Leave out the pictures, then output the lines of the records below from the first through the one containing "[0.5125, -0.0034, 0.488, 0.9695]]".
### Data supplied
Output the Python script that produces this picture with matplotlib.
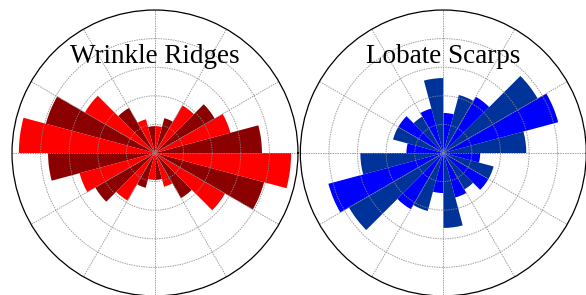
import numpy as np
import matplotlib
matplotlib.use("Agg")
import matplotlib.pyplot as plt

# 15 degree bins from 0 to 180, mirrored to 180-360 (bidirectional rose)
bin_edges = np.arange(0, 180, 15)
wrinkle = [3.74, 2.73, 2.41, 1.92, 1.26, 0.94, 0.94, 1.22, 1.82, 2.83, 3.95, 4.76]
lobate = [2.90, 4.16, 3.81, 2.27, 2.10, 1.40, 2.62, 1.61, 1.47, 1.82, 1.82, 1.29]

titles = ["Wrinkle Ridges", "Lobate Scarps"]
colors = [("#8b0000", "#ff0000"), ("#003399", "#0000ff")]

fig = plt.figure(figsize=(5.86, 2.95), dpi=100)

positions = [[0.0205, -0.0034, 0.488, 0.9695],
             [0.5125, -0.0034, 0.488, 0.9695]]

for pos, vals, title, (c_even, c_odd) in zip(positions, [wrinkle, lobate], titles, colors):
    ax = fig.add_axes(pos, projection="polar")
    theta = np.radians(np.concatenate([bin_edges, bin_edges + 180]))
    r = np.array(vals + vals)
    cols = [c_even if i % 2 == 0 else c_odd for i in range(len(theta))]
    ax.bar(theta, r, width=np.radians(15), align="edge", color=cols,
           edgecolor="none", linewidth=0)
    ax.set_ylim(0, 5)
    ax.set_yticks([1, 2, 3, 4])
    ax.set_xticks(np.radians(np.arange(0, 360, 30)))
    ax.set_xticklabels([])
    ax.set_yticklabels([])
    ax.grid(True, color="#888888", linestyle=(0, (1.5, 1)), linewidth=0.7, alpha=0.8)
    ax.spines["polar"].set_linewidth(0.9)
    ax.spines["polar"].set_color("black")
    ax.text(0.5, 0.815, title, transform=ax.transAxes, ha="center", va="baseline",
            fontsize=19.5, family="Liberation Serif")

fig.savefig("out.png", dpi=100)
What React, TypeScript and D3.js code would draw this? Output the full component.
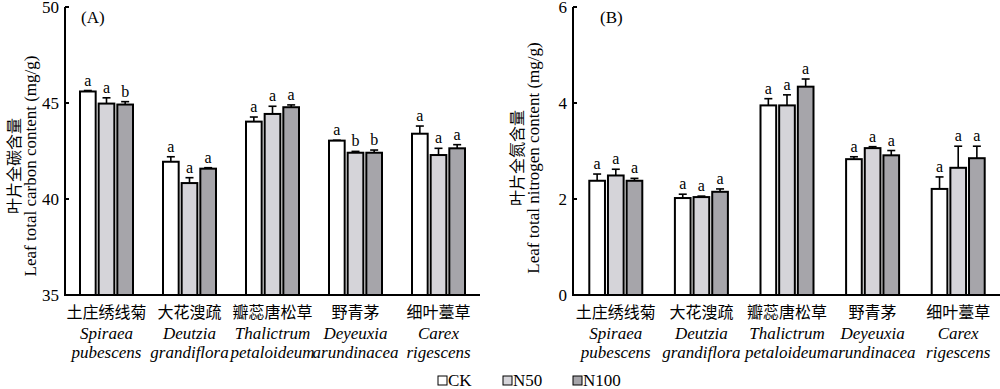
######
Answer to the task >>
Output the Python script that produces this picture with matplotlib.
import numpy as np
import matplotlib
matplotlib.use("Agg")
import matplotlib.pyplot as plt

# 15 degree bins from 0 to 180, mirrored to 180-360 (bidirectional rose)
bin_edges = np.arange(0, 180, 15)
wrinkle = [3.74, 2.73, 2.41, 1.92, 1.26, 0.94, 0.94, 1.22, 1.82, 2.83, 3.95, 4.76]
lobate = [2.90, 4.16, 3.81, 2.27, 2.10, 1.40, 2.62, 1.61, 1.47, 1.82, 1.82, 1.29]

titles = ["Wrinkle Ridges", "Lobate Scarps"]
colors = [("#8b0000", "#ff0000"), ("#003399", "#0000ff")]

fig = plt.figure(figsize=(5.86, 2.95), dpi=100)

positions = [[0.0205, -0.0034, 0.488, 0.9695],
             [0.5125, -0.0034, 0.488, 0.9695]]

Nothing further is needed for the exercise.